Other days, I'd try to get up out of bed and not
be able to at all. If I DO get up, I can barely
walk. One day, this hapened I called in. The next
day, still in pain but not as bad as the day
before, I went to work. I wasn't able to get to
the location I was supposed to be on time (I have
to walk across a theme park). Apparently it was
about 10 minutes after the start of the day for
me. I still got in trouble for that.
About
a month later, I got accused of taking a longer
break than I should have had. I don't do that. I
personally have no reason for that. Well,
management said that 2 people said I did and
didn't believe a word I had to say. After a one
week investigation, I get canned from Disney.
After 10 years working for them, I get no
respect. Just another casualty of saving money. I
even got a plaque from them the night before
celebrating 10 years with the company. I threw it
out.
I
tried to fight it but nothing looks good. No one
seems to want to believe me. And despite all of
the hard work I had done for that department and
that company, it winds up meaning nothing. All I
feel now is just anger and yet more depression. I
am trying to keep thinking in my mind that this
is a blessing in disguise. I'm afraid if I did
that, I'd be worse off then I am now; unemployed,
barely any money left and trying to find ANY job
at this point.
Even
looking for a job is tough enough. All I am left
with right now is either working at a supermarket
or a Target. I'm gonna have some really, really
tough times coming up financially. I might even
have to sell some things that I have had for a
long time just to get the money needed to pay my
bills. I guess I have to get ready for minimum
wage again.
The Public Light
I
joined a couple forums to get back in the public
light and have some fun.
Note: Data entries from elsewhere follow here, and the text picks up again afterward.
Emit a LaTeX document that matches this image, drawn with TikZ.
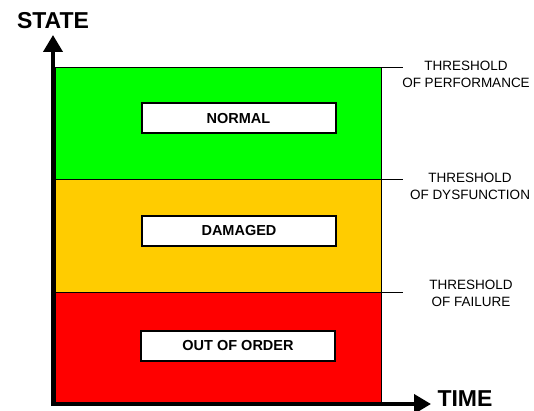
\documentclass[tikz,border=0pt]{standalone}
\usepackage{fontspec}
\setmainfont{Liberation Sans}
\usetikzlibrary{arrows.meta}
\definecolor{normalgreen}{RGB}{0,255,0}
\definecolor{damagedyellow}{RGB}{255,204,0}
\definecolor{failred}{RGB}{255,0,0}
\begin{document}
\begin{tikzpicture}[x=1pt, y=-1pt, inner sep=0pt, outer sep=0pt,
  band/.style={draw=black, line width=1pt},
  statebox/.style={draw=black, line width=2pt, fill=white, minimum width=194pt,
    minimum height=30pt, font=\fontsize{14.5}{17}\selectfont\bfseries},
  thresh/.style={align=center, font=\fontsize{13.5}{17}\selectfont},
  axislabel/.style={font=\fontsize{23}{26}\selectfont\bfseries},
  axistip/.tip={Triangle[length=17pt, width=19pt]}]
\useasboundingbox (0,0) rectangle (534,411);
\path[band, fill=normalgreen] (55,68) rectangle (381,180);
\path[band, fill=damagedyellow] (55,180) rectangle (381,292);
\path[band, fill=failred] (55,292) rectangle (381,402);
\coordinate (perf) at (381,68);
\coordinate (perfend) at (403,68);
\coordinate (dys) at (381,180);
\coordinate (dysend) at (403,180);
\coordinate (fail) at (381,292);
\coordinate (failend) at (403,292);
\draw[line width=1pt] (perf) -- (perfend);
\draw[line width=1pt] (dys) -- (dysend);
\draw[line width=1pt] (fail) -- (failend);
\node[statebox] (normal) at (238.5,118.5) {NORMAL};
\node[statebox] (damaged) at (239,231) {DAMAGED};
\node[statebox] (outoforder) at (238,346) {OUT OF ORDER};
\node[thresh] (perftext) at (466,74.5) {THRESHOLD\\OF PERFORMANCE};
\node[thresh] (dystext) at (470,186) {THRESHOLD\\OF DYSFUNCTION};
\node[thresh] (failtext) at (471,293.5) {THRESHOLD\\OF FAILURE};
\coordinate (origin) at (53,404);
\coordinate (ytip) at (53,35);
\coordinate (xtip) at (431,404);
\draw[line width=4pt, miter limit=4, axistip-axistip] (ytip) |- (xtip);
\node[axislabel] (state) at (53,20.5) {STATE};
\node[axislabel] (time) at (465,399) {TIME};
\end{tikzpicture}
\end{document}
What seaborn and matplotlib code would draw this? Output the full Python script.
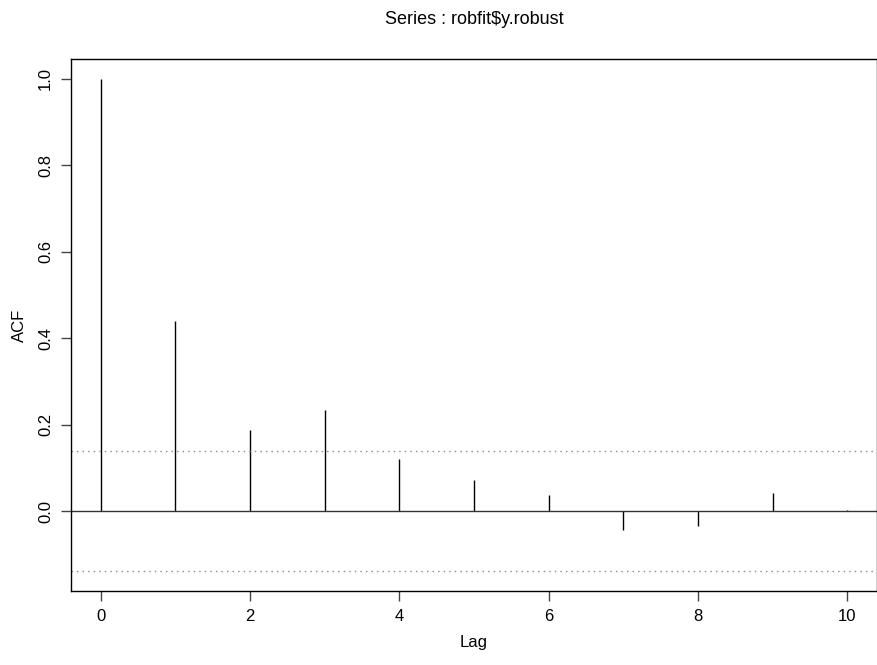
import numpy as np
import pandas as pd
import matplotlib
matplotlib.use("Agg")
import matplotlib.pyplot as plt
import seaborn as sns

# ACF values
lags = [0, 1, 2, 3, 4, 5, 6, 7, 8, 9, 10]
acf_vals = [1.0, 0.441, 0.187, 0.235, 0.122, 0.072, 0.037, -0.042, -0.035, 0.042, 0.002]
conf_level = 0.1386  # 1.96 / sqrt(n)

df = pd.DataFrame({"lag": lags, "acf": acf_vals})

sns.set_style("white", {"text.color": "black", "axes.labelcolor": "black",
                        "xtick.color": "black", "ytick.color": "black"})
plt.rcParams["font.family"] = ["Liberation Sans", "DejaVu Sans"]

fig = plt.figure(figsize=(8.78, 6.65), dpi=100)
ax = fig.add_axes([71 / 878, 74 / 665, 806 / 878, 532 / 665])

ax.vlines(df["lag"], 0, df["acf"], color="black", linewidth=1)
ax.axhline(0, color="#333333", linewidth=1)
for c in (conf_level, -conf_level):
    ax.axhline(c, color="#888888", linewidth=1, linestyle=(0, (1, 3)))

# R-style 4% padding
ax.set_xlim(-0.4, 10.4)
lo = min(df["acf"].min(), -conf_level)
span = 1.0 - lo
ax.set_ylim(lo - 0.04 * span, 1.0 + 0.04 * span)

ax.set_xticks([0, 2, 4, 6, 8, 10])
ax.set_yticks([0.0, 0.2, 0.4, 0.6, 0.8, 1.0])
ax.set_yticklabels(["0.0", "0.2", "0.4", "0.6", "0.8", "1.0"], rotation=90, va="center")
ax.tick_params(direction="out", length=7, width=1, color="#444444", labelcolor="black",
               labelsize=12, left=True, bottom=True, pad=6)

for s in ax.spines.values():
    s.set_color("black")
    s.set_linewidth(1)

ax.set_xlabel("Lag", fontsize=12, labelpad=8, color="black")
ax.set_ylabel("ACF", fontsize=12, labelpad=8, color="black")
fig.text(474 / 878, 1 - 20 / 665, "Series : robfit\\$y.robust", ha="center", va="center",
         fontsize=13, color="black")

fig.savefig("out.png", dpi=100)
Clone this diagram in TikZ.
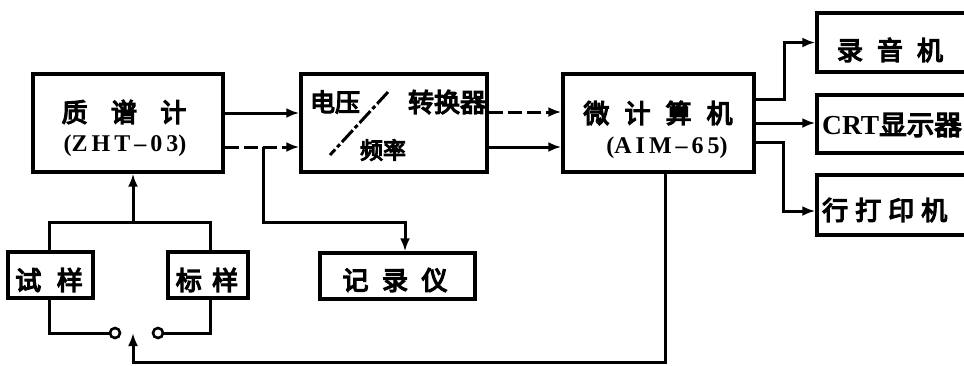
\documentclass[tikz,border=0pt]{standalone}
\usepackage{fontspec}
\newfontfamily\cjk{Noto Sans CJK SC}[FakeBold=5]
\newfontfamily\lser{Liberation Serif}
\usetikzlibrary{arrows.meta}
\begin{document}
\begin{tikzpicture}[x=1pt,y=-1pt,
  blk/.style={draw,line width=3.4pt,inner sep=0pt,minimum height=98pt},
  txt/.style={inner sep=0pt,font=\cjk\fontsize{26}{26}\selectfont},
  lat/.style={inner sep=0pt,font=\lser\bfseries\fontsize{24}{24}\selectfont},
  ln/.style={line width=3pt},
  arr/.style={ln,-{Latex[length=13pt,width=10pt]}},
  dsh/.style={dash pattern=on 14pt off 5pt},
  term/.style={circle,draw,line width=2.6pt,fill=white,inner sep=0pt,minimum size=10pt}]
\useasboundingbox (0,0) rectangle (964,365);
% boxes
\node[blk,minimum width=190pt] (ms) at (128,123) {};
\node[blk,minimum width=186pt] (cv) at (394,123) {};
\node[blk,minimum width=191pt] (mc) at (658.5,123) {};
\node[blk,minimum width=163pt,minimum height=59pt] (ly) at (898.5,42.5) {};
\node[blk,minimum width=163pt,minimum height=58pt] (crt) at (898.5,124) {};
\node[blk,minimum width=163pt,minimum height=60pt] (hp) at (898.5,205) {};
\node[blk,minimum width=85pt,minimum height=46pt] (sy) at (50.5,275) {};
\node[blk,minimum width=80pt,minimum height=46pt] (by) at (208,275) {};
\node[blk,minimum width=155pt,minimum height=46pt] (jl) at (397.5,276) {};
% texts
\node[txt] (t1) at (124,112) {质\hspace{0.9em}谱\hspace{0.9em}计};
\node[lat] (t2) at (125,146) {(Z\,H\,T\,–\,0\,3)};
\node[txt,font=\cjk\fontsize{25}{25}\selectfont] (t3) at (335,102) {电压};
\node[txt] (t4) at (447,102) {转换器};
\node[txt,font=\cjk\fontsize{23}{23}\selectfont] (t5) at (383,150) {频率};
\node[txt] (t6) at (658,113) {微\hspace{0.58em}计\hspace{0.58em}算\hspace{0.58em}机};
\node[lat] (t7) at (667,148) {(A\,I\,M\,–\,6\,5)};
\node[txt] (t8) at (890,50) {录\hspace{0.54em}音\hspace{0.54em}机};
\node[txt,anchor=west,font=\cjk\fontsize{27.5}{27.5}\selectfont] (t9) at (822,125) {{\lser\bfseries CRT}显示器};
\node[txt,anchor=west] (t10) at (822,210) {行\hspace{0.27em}打\hspace{0.27em}印\hspace{0.27em}机};
\node[txt] (t11) at (49,280) {试\hspace{0.6em}样};
\node[txt] (t12) at (207,280) {标\hspace{0.4em}样};
\node[txt] (t13) at (395,280) {记\hspace{0.52em}录\hspace{0.52em}仪};
\draw[ln,dash pattern=on 16pt off 3pt on 4pt off 3pt] (388,92) -- (330,155);
% connectors
\draw[arr] ([yshift=10]ms.east) -- ([yshift=10]cv.west);
\draw[arr,dsh] ([yshift=-24]ms.east) -- ([yshift=-24]cv.west);
\coordinate (b1) at (263,147);
\draw[arr] (b1) |- (405,222) -- ([xshift=7.5]jl.north);
\draw[arr,dsh] ([yshift=11]cv.east) -- ([yshift=11]mc.west);
\draw[arr] ([yshift=-24]cv.east) -- ([yshift=-24]mc.west);
\draw[arr] ([yshift=24]mc.east) -- ++(29,0) |- (ly.west);
\draw[arr] (mc.east) -- (crt.west |- mc.east);
\draw[arr] ([yshift=-19]mc.east) -- ++(28,0) |- ([yshift=-6]hp.west);
% sample switching
\coordinate (j1) at (133,222);
\coordinate (sw) at (133,333);
\draw[arr] (j1) -- ([xshift=5]ms.south);
\draw[ln] ([xshift=-1.5]sy.north) |- (j1) -| ([xshift=2]by.north);
\node[term] (c1) at (115,333) {};
\node[term] (c2) at (158,333) {};
\draw[ln] ([xshift=-1.5]sy.south) |- (c1.west);
\draw[ln] ([xshift=2]by.south) |- (c2.east);
\draw[arr] ([xshift=6.5]mc.south) |- (133,362) -- (sw);
\end{tikzpicture}
\end{document}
In December of 2008, I
joined a really awesome community of gamers and
anime fans that was, and still is, quite
enjoyable. I was working hard to gain some new
interests as well as rekindle some old ones. One
forum stands out and I would still be on it today
if it wasn't for one person. It began to change
my thinking on my life.
Back
in March I believe I joined a site with of a
bunch of people that pretty much have the same
interest as I do when it comes to cassettes and
recording. I lurked beforehand, then eventually
joined. I pretty much introduced myself and
figured things would be okay, finally. I was
getting this site back on regular updates, I was
having more interest in doing tape collecting and
this site. I was even getting back into interests
I had long stopped doing close to 10 years ago. I
even mentioned that in my first post that I was
updating the site and that I wanted it to stay
alive. That's when I had a sad realization. The
person who runs the site seemed like he didn't
want me around.
Almost
in a sense I was being treated like competition.
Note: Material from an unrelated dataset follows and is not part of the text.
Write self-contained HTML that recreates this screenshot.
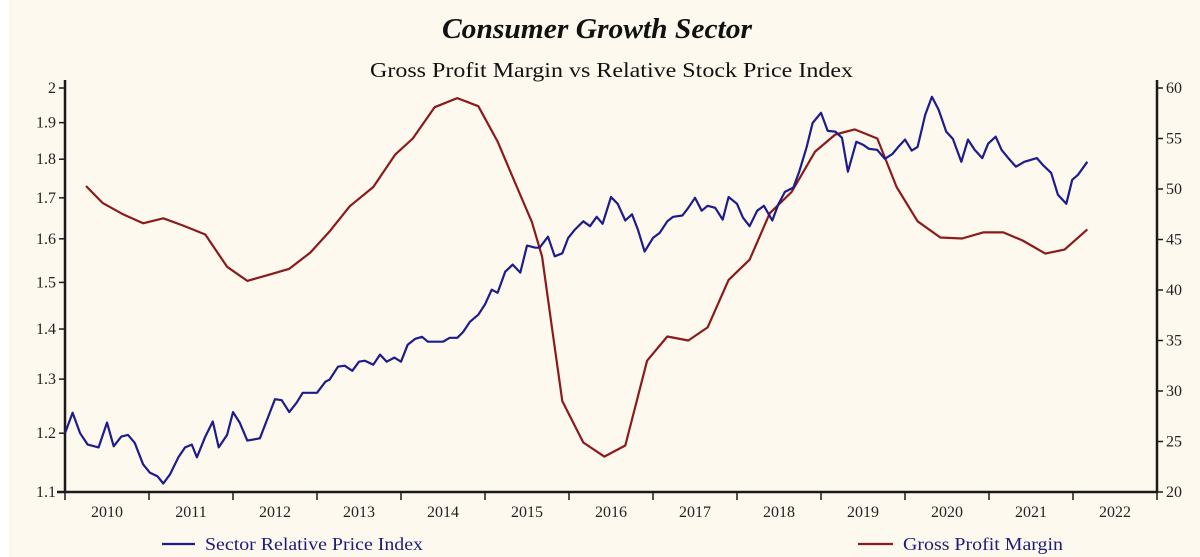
<!DOCTYPE html>
<html>
<head>
<meta charset="utf-8">
<style>
  html, body { margin: 0; padding: 0; background: #ffffff; }
  #wrap { position: relative; width: 1200px; height: 557px; overflow: hidden; }
  svg text { font-family: "Liberation Serif", serif; }
</style>
</head>
<body>
<div id="wrap">
<svg id="chart" width="1200" height="557" viewBox="0 0 1200 557" xmlns="http://www.w3.org/2000/svg">
  <rect x="9" y="0" width="1191" height="557" fill="#fdf9ef"/>
  <text x="442" y="38" textLength="310" lengthAdjust="spacingAndGlyphs" font-size="29" font-weight="bold" font-style="italic" fill="#111">Consumer Growth Sector</text>
  <text x="370" y="77" textLength="483" lengthAdjust="spacingAndGlyphs" font-size="21" fill="#111">Gross Profit Margin vs Relative Stock Price Index</text>
  <g id="axes"></g>
  <g id="series"></g>
  <g>
    <line x1="162" y1="544" x2="195" y2="544" stroke="#1c1c8c" stroke-width="2.2"/>
    <text x="205" y="550" textLength="218" lengthAdjust="spacingAndGlyphs" font-size="18" fill="#1c1c7a">Sector Relative Price Index</text>
    <line x1="858" y1="544" x2="893" y2="544" stroke="#8b1a1a" stroke-width="2.2"/>
    <text x="903" y="550" textLength="160" lengthAdjust="spacingAndGlyphs" font-size="18" fill="#1c1c7a">Gross Profit Margin</text>
  </g>
</svg>
</div>
<script>
const years = [2010, 2011, 2012, 2013, 2014, 2015, 2016, 2017, 2018, 2019, 2020, 2021, 2022];
const leftTicks = [1.1, 1.2, 1.3, 1.4, 1.5, 1.6, 1.7, 1.8, 1.9, 2];
const rightTicks = [20, 25, 30, 35, 40, 45, 50, 55, 60];

const priceDates = [2010.00,2010.09,2010.18,2010.27,2010.40,2010.50,2010.58,2010.67,2010.75,2010.83,2010.93,2011.01,2011.10,2011.17,2011.25,2011.35,2011.43,2011.51,2011.57,2011.67,2011.76,2011.83,2011.93,2012.00,2012.08,2012.17,2012.32,2012.42,2012.50,2012.58,2012.67,2012.76,2012.83,2013.00,2013.10,2013.15,2013.25,2013.33,2013.42,2013.50,2013.57,2013.67,2013.75,2013.83,2013.92,2014.00,2014.08,2014.17,2014.25,2014.32,2014.50,2014.58,2014.67,2014.74,2014.82,2014.92,2015.00,2015.08,2015.15,2015.24,2015.33,2015.42,2015.50,2015.60,2015.65,2015.75,2015.83,2015.92,2015.99,2016.07,2016.17,2016.25,2016.33,2016.40,2016.50,2016.58,2016.67,2016.75,2016.82,2016.90,2017.00,2017.08,2017.17,2017.24,2017.35,2017.42,2017.50,2017.58,2017.65,2017.74,2017.83,2017.90,2018.00,2018.07,2018.15,2018.24,2018.32,2018.42,2018.49,2018.57,2018.67,2018.74,2018.83,2018.90,2019.00,2019.08,2019.17,2019.25,2019.32,2019.42,2019.50,2019.57,2019.67,2019.76,2019.85,2019.92,2020.00,2020.08,2020.15,2020.24,2020.32,2020.40,2020.49,2020.57,2020.67,2020.75,2020.83,2020.92,2020.99,2021.08,2021.15,2021.23,2021.32,2021.42,2021.57,2021.64,2021.74,2021.82,2021.92,2021.99,2022.06,2022.17];
const priceValues = [1.200,1.237,1.200,1.180,1.175,1.219,1.177,1.194,1.197,1.183,1.146,1.132,1.126,1.114,1.129,1.158,1.175,1.180,1.158,1.194,1.221,1.175,1.197,1.238,1.219,1.187,1.191,1.230,1.262,1.260,1.238,1.256,1.274,1.274,1.295,1.299,1.324,1.326,1.316,1.334,1.336,1.328,1.348,1.334,1.342,1.334,1.368,1.380,1.384,1.374,1.374,1.382,1.382,1.394,1.415,1.430,1.452,1.484,1.477,1.524,1.540,1.522,1.584,1.579,1.579,1.605,1.559,1.566,1.602,1.622,1.642,1.630,1.653,1.636,1.702,1.685,1.644,1.659,1.622,1.570,1.602,1.614,1.642,1.653,1.656,1.675,1.700,1.668,1.680,1.675,1.646,1.702,1.685,1.651,1.630,1.668,1.680,1.644,1.683,1.715,1.726,1.767,1.833,1.899,1.928,1.877,1.875,1.858,1.767,1.847,1.839,1.828,1.825,1.801,1.814,1.833,1.853,1.823,1.833,1.922,1.974,1.937,1.875,1.855,1.793,1.853,1.825,1.803,1.842,1.861,1.825,1.803,1.780,1.793,1.803,1.785,1.764,1.708,1.685,1.746,1.759,1.793];

const marginDates = [2010.25,2010.45,2010.69,2010.93,2011.17,2011.40,2011.67,2011.93,2012.17,2012.42,2012.67,2012.92,2013.15,2013.39,2013.67,2013.93,2014.14,2014.40,2014.67,2014.92,2015.15,2015.38,2015.56,2015.68,2015.80,2015.92,2016.17,2016.42,2016.67,2016.93,2017.17,2017.42,2017.65,2017.90,2018.15,2018.39,2018.65,2018.93,2019.17,2019.40,2019.67,2019.90,2020.15,2020.42,2020.68,2020.93,2021.17,2021.40,2021.67,2021.90,2022.17];
const marginValues = [50.3,48.6,47.5,46.6,47.1,46.4,45.5,42.3,40.9,41.5,42.1,43.7,45.8,48.3,50.2,53.4,55.0,58.1,59.0,58.2,54.7,50.2,46.7,43.3,36.1,29.0,24.9,23.5,24.6,33.0,35.4,35.0,36.3,41.0,43.0,47.6,49.7,53.7,55.4,55.9,55.0,50.2,46.8,45.2,45.1,45.7,45.7,44.9,43.6,44.0,46.0];

const NS = "http://www.w3.org/2000/svg";
const X0 = 65, X1 = 1157, Y0 = 88, Y1 = 492;
function xScale(t) { return X0 + (t - 2010) / 13 * (X1 - X0); }
function yLeft(v) { return Y1 - (Math.log(v / 1.1) / Math.log(2 / 1.1)) * (Y1 - Y0); }
function yRight(v) { return Y1 - (v - 20) / 40 * (Y1 - Y0); }
function mk(tag, attrs, parent) {
  const e = document.createElementNS(NS, tag);
  for (const k in attrs) e.setAttribute(k, attrs[k]);
  parent.appendChild(e);
  return e;
}
const axes = document.getElementById('axes');
const series = document.getElementById('series');
const stroke = '#1a1a1a';

let el = mk('line', {x1: X0, y1: 80, x2: X0, y2: Y1 + 1, stroke: stroke, 'stroke-width': 2.5}, axes);


el = mk('line', {x1: X1, y1: 80, x2: X1, y2: Y1 + 1, stroke: stroke, 'stroke-width': 2.5}, axes);


el = mk('line', {x1: X0 - 8, y1: Y1, x2: X1 + 1, y2: Y1, stroke: stroke, 'stroke-width': 2.5}, axes);



leftTicks.forEach(v => {
  const y = yLeft(v);
  const t = mk('line', {x1: X0 - 6, y1: y, x2: X0, y2: y, stroke: stroke, 'stroke-width': 1.5}, axes);
  
  
  const l = mk('text', {x: X0 - 9, y: y + 5, 'text-anchor': 'end', 'font-size': 16, fill: '#222'}, axes);
  l.textContent = String(v);
  
  
});
rightTicks.forEach(v => {
  const y = yRight(v);
  const t = mk('line', {x1: X1, y1: y, x2: X1 + 6, y2: y, stroke: stroke, 'stroke-width': 1.5}, axes);
  
  
  const l = mk('text', {x: X1 + 9, y: y + 5, 'text-anchor': 'start', 'font-size': 16, fill: '#222'}, axes);
  l.textContent = String(v);
  
  
});
for (let i = 0; i <= years.length; i++) {
  const x = xScale(2010 + i);
  const t = mk('line', {x1: x, y1: Y1, x2: x, y2: Y1 + 8, stroke: stroke, 'stroke-width': 1.5}, axes);
  
  
}
years.forEach(yr => {
  const x = xScale(yr + 0.5);
  const l = mk('text', {x: x, y: Y1 + 25, 'text-anchor': 'middle', 'font-size': 16, fill: '#222'}, axes);
  l.textContent = String(yr);
  
  
});

const mPts = marginDates.map((d, i) => xScale(d).toFixed(1) + ',' + yRight(marginValues[i]).toFixed(1)).join(' ');
const mLine = mk('polyline', {points: mPts, fill: 'none', stroke: '#8b1a1a', 'stroke-width': 2.2, 'stroke-linejoin': 'round'}, series);



const pPts = priceDates.map((d, i) => xScale(d).toFixed(1) + ',' + yLeft(priceValues[i]).toFixed(1)).join(' ');
const pLine = mk('polyline', {points: pPts, fill: 'none', stroke: '#1c1c8c', 'stroke-width': 2.2, 'stroke-linejoin': 'round'}, series);


</script>
</body>
</html>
He was one of the first responses. All I seemed
to get from it was that I failed and let my site
die. I never let it die, I just couldn't upkeep
it at that moment. We went back and forth and all
that I really ever felt was that I should combine
my info on his forum. That there will be ONE site
so everyone could get the latest updates. After
those initial 2 or 3 days, he deleted the posts
and sent me a message saying that we got off on
the wrong foot. We wound up having a truce of
sorts.
During
my short time there, I tried to post like
everyone else, but I always felt like I never
belonged. Once again, I PERSONALLY felt like this
was the case in everything I ever did in life. I
even felt like that within my circle of friends.
These are people who have known me for well over
7 years. I've been feeling paranoid about it. I
eventually temporaraly quit the forum to get my
life back together. Once again, my general
interests have suffered and I never felt like
people cared about this site. I will still work
on it for whatever interest I have left in my
life where I can't be judged on a personal level.
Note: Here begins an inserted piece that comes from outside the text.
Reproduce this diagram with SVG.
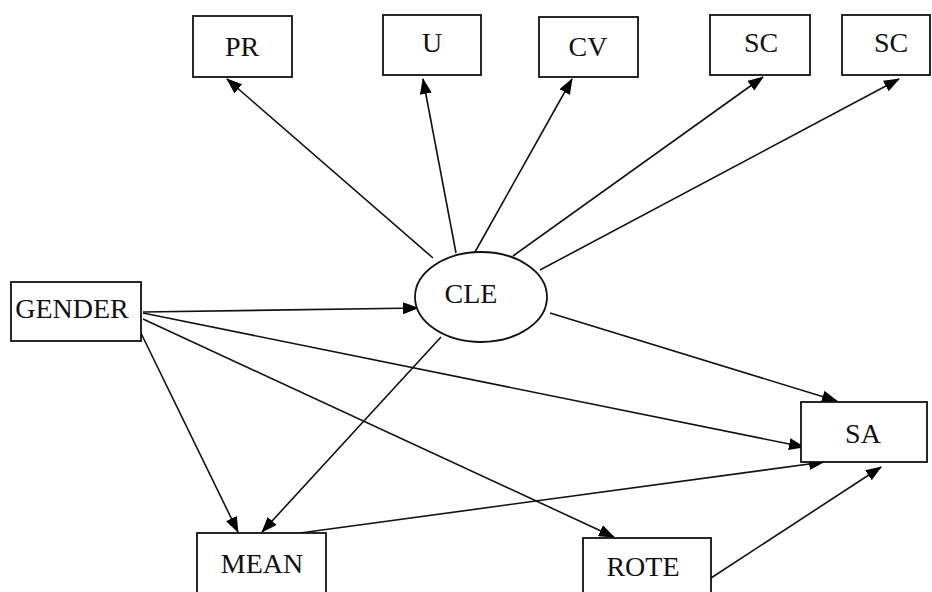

So basically, it's all for my own benefit.
A Lighter Note
Like
I said before, I do have some positives. I may
not have much to fall back on, but I do have a
few things that keep me going. I don't wanna
spend too much time on these, but I will give a
brief list.
I
met a couple of new people. These are really good
people. One is in Texas and I have never met him
in person, but I did meet him on that one forum I
enjoy. The other one I met at a convention this
past summer. She likes the same game I do and she
is just a bubbly person. I do feel better when I
talk to this person. There are other
acquaintances, by the way, that I do talk to.
They are good people as well.
I
moved into a new house. Granted it wasn't the
original house we were supposed to move into in
late Winter of 2009, but it worked out better. We
moved in around Summer of 2009. I have a good
neighborhood surrounding me. Yeah, I really
haven't met some of the people around this house,
but I have waved at them and everyone seems nice.
The house is very spacious as well. I even
designed my rooms so I can enjoy them better.
It's like a mini apartment. (Keep in mind I have
to share this house.)
I
have been watching a little more TV other than
just sports. I would say I stopped watching
domestic TV about 3 years ago. Nothing ever
caught my interest. I only watched CSI when I
came across it. Well, my Texas friend got me into
Fringe. That show is awesome! I am also beginning
to watch wrestling again. TNA is bringing the
sport of professional wrestling back to good
form.
Well,
even though things look like they balance out, it
doesn't. I wanted to be able to move completely
from all the bad I had to endure in 2008 by not
having anything tragic happen for a long while. I
guess I have 2010 to look forward to.
I
didn't write this in a hurry, but I just want
this out there so I can at least close this
chapter of my life. I felt this was the only way
to do it. I can finally get back to what matters
in my life. I just want things to be good again.
I want to find a good well paying, fun job. I
want to have a girlfriend again. Eventually marry
her. I want to buy more tapes again. I have not
made a massive purchase in ages. I want to get
some extra money so I can take a vacation every
once in a while. I want to make it all happen
without all of this backfiring. I seriously want
my life back. Is that too much to ask?